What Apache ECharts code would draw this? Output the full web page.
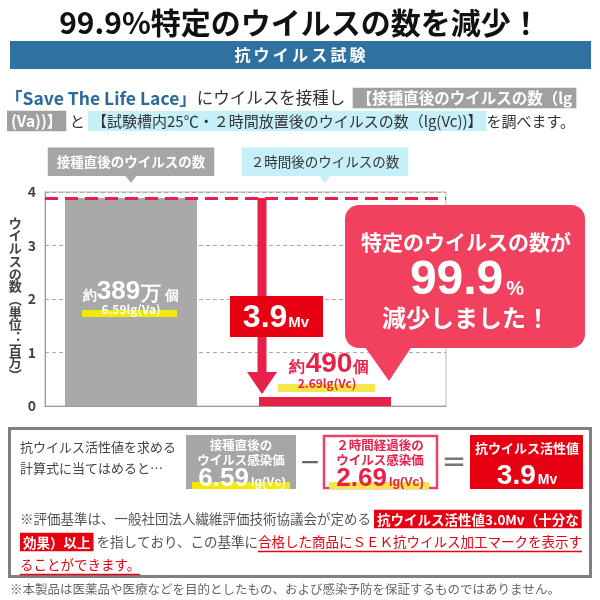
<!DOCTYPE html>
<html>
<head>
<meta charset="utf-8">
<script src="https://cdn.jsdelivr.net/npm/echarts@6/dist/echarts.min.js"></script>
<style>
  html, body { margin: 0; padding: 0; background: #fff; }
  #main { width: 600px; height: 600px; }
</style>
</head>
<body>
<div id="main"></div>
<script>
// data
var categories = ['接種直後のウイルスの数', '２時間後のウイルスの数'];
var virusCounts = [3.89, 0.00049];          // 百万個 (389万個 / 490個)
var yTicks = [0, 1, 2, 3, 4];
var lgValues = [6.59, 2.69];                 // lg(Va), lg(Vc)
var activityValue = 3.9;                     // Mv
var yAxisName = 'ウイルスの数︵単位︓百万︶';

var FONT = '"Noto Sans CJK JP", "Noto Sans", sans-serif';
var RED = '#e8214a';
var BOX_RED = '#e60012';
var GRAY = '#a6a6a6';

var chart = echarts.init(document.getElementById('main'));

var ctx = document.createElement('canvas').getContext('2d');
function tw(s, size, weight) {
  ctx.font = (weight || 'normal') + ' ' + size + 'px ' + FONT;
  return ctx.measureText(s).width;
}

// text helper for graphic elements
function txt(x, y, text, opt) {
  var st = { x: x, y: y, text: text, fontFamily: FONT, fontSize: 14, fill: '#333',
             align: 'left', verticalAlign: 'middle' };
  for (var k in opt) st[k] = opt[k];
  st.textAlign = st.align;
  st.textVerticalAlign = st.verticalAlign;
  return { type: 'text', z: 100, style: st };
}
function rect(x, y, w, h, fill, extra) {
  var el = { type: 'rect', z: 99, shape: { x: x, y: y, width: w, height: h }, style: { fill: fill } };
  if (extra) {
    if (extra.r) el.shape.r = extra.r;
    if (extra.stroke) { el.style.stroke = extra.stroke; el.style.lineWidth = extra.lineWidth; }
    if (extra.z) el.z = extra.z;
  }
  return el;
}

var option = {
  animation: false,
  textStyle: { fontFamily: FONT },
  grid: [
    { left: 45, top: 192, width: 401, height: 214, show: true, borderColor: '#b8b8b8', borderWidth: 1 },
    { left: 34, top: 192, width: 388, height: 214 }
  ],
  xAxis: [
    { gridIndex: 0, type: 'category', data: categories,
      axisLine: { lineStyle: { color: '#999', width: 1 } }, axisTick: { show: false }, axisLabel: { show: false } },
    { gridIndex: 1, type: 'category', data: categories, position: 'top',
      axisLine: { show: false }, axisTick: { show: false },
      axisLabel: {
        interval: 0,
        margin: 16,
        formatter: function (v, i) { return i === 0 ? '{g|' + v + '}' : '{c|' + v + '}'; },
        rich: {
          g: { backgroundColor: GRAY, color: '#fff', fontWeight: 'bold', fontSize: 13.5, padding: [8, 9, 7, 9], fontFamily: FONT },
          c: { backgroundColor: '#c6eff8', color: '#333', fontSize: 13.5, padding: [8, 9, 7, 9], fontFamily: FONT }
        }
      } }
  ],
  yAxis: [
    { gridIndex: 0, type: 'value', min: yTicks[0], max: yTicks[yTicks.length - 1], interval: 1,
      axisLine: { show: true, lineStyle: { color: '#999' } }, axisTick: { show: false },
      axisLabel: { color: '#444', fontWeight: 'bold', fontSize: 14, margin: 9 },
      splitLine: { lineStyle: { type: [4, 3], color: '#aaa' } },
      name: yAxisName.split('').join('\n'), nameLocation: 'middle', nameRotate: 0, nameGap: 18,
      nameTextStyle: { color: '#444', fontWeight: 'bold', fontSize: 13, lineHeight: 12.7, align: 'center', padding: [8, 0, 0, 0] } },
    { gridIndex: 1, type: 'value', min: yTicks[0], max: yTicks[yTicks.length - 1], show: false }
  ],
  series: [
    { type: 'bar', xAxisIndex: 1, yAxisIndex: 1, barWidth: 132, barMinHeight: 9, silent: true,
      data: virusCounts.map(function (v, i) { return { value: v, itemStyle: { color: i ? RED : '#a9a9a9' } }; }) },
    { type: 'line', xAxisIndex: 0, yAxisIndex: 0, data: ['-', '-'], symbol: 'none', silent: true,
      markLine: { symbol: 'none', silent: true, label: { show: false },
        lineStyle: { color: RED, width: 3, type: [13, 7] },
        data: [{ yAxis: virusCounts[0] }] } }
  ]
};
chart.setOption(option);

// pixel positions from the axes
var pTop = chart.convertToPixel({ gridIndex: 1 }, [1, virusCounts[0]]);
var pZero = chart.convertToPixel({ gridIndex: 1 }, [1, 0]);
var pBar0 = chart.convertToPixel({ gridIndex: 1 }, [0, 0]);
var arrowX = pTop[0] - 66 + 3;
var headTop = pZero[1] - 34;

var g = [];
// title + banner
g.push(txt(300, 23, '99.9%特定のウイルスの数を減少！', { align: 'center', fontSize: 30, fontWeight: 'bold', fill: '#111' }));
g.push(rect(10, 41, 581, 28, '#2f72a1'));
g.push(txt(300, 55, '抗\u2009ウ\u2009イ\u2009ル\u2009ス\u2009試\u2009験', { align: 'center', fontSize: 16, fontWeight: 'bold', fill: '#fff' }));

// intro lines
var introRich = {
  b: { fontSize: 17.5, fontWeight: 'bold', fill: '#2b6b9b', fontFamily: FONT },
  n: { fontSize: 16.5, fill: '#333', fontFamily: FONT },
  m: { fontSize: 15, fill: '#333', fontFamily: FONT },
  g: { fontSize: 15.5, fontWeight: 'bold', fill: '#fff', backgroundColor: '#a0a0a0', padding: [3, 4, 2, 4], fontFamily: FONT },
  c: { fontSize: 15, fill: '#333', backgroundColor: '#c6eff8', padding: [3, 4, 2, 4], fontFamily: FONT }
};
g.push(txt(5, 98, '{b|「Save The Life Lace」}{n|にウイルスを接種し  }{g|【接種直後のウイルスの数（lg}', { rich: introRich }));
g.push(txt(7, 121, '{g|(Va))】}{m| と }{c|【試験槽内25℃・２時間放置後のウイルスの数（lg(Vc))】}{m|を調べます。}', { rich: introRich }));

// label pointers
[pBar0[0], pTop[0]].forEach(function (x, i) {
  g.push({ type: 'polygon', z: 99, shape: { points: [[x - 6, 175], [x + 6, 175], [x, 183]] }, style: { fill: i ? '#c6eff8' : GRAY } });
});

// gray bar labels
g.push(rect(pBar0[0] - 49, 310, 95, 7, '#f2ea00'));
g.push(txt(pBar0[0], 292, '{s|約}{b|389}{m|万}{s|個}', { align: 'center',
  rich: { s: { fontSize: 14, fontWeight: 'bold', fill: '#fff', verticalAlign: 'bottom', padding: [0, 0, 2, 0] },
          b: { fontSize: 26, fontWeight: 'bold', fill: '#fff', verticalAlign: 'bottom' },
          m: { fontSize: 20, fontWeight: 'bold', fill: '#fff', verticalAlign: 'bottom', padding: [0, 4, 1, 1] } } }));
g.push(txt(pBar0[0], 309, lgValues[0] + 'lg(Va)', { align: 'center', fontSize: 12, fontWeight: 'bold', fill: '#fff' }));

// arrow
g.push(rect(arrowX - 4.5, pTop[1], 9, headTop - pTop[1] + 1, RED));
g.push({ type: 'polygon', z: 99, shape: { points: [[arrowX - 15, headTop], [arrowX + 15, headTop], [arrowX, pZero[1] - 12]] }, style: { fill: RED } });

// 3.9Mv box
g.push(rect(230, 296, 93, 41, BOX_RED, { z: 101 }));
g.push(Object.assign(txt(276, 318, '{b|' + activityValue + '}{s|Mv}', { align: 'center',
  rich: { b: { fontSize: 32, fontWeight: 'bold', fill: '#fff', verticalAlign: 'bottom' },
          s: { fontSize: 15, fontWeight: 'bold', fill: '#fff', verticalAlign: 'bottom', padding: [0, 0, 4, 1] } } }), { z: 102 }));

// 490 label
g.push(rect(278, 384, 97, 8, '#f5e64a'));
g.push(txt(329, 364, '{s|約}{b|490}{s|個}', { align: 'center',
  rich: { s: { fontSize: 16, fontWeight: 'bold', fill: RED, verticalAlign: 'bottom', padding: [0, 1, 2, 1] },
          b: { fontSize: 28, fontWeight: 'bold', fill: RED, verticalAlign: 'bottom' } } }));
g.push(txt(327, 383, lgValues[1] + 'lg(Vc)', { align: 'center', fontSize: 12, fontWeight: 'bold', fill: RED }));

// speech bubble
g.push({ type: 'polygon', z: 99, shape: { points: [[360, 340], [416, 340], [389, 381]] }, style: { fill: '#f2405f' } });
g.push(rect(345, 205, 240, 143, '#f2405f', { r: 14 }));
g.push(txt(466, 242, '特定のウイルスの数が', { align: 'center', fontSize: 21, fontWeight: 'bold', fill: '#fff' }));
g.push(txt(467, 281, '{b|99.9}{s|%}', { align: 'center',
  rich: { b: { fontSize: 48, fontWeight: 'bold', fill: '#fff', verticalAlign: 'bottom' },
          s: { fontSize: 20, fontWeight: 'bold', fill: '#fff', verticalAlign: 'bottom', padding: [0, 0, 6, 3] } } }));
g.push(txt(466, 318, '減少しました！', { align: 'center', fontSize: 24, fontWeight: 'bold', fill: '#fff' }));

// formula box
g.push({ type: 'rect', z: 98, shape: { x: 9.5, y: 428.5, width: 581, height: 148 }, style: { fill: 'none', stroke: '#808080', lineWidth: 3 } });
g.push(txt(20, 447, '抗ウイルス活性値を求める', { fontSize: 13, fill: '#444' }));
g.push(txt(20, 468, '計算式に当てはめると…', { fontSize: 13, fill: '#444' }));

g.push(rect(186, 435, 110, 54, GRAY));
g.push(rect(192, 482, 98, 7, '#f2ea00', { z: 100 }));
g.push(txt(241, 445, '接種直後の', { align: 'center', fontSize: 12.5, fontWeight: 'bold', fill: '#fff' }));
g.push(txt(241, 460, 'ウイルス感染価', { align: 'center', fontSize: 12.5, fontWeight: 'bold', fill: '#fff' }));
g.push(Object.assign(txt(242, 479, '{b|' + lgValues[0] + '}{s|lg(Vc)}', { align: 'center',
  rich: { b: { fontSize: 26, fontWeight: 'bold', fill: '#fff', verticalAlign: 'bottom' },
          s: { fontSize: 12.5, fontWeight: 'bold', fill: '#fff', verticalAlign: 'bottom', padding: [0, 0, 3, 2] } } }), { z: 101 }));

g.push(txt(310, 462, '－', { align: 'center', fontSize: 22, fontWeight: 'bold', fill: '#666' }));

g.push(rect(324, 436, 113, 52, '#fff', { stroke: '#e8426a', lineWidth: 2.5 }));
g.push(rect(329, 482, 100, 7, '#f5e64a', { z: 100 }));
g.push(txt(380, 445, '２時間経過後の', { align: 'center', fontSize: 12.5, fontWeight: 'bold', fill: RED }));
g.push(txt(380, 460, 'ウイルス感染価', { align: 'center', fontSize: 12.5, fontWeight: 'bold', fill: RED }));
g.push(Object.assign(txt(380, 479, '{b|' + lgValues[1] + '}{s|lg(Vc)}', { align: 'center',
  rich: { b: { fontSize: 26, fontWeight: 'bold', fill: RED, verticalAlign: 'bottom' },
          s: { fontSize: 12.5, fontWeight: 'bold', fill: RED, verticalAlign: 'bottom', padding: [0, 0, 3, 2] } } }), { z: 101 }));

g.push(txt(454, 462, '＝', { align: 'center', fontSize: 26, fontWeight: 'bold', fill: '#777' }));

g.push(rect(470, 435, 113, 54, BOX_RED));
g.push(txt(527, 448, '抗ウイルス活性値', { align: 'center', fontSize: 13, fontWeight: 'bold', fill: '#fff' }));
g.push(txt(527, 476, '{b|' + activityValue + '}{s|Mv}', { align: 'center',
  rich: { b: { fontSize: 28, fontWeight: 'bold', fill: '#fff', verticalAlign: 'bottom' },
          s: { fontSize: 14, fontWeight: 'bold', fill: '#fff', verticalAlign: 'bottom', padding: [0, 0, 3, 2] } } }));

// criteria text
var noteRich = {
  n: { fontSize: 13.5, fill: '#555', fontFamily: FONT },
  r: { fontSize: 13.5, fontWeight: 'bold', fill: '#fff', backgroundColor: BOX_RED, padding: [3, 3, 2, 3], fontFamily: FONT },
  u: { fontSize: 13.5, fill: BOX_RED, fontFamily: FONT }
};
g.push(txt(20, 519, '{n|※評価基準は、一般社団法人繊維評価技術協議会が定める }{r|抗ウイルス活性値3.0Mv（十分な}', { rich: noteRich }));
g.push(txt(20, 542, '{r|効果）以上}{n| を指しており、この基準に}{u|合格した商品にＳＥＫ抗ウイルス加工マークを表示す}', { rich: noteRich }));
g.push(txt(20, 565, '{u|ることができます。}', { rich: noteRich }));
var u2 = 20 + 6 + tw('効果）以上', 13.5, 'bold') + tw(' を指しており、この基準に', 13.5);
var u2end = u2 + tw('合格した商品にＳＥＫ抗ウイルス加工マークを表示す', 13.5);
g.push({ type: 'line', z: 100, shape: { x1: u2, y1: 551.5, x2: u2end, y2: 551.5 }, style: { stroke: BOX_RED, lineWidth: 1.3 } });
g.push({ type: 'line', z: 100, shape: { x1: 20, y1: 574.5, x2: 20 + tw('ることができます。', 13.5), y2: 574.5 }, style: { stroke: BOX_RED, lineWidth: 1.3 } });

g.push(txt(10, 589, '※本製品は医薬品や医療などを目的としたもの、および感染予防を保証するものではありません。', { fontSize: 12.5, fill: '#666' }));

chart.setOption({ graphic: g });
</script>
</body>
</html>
::::::
* _DIRECTION_: Restate each line from the start of the listing through the line bearing "var yAxisName = 'ウイルスの数︵単位︓百万︶';" word for word. Drop the pictures.

* _TASK OUTPUT_:
What Apache ECharts code would draw this? Output the full web page.
<!DOCTYPE html>
<html>
<head>
<meta charset="utf-8">
<script src="https://cdn.jsdelivr.net/npm/echarts@6/dist/echarts.min.js"></script>
<style>
  html, body { margin: 0; padding: 0; background: #fff; }
  #main { width: 600px; height: 600px; }
</style>
</head>
<body>
<div id="main"></div>
<script>
// data
var categories = ['接種直後のウイルスの数', '２時間後のウイルスの数'];
var virusCounts = [3.89, 0.00049];          // 百万個 (389万個 / 490個)
var yTicks = [0, 1, 2, 3, 4];
var lgValues = [6.59, 2.69];                 // lg(Va), lg(Vc)
var activityValue = 3.9;                     // Mv
var yAxisName = 'ウイルスの数︵単位︓百万︶';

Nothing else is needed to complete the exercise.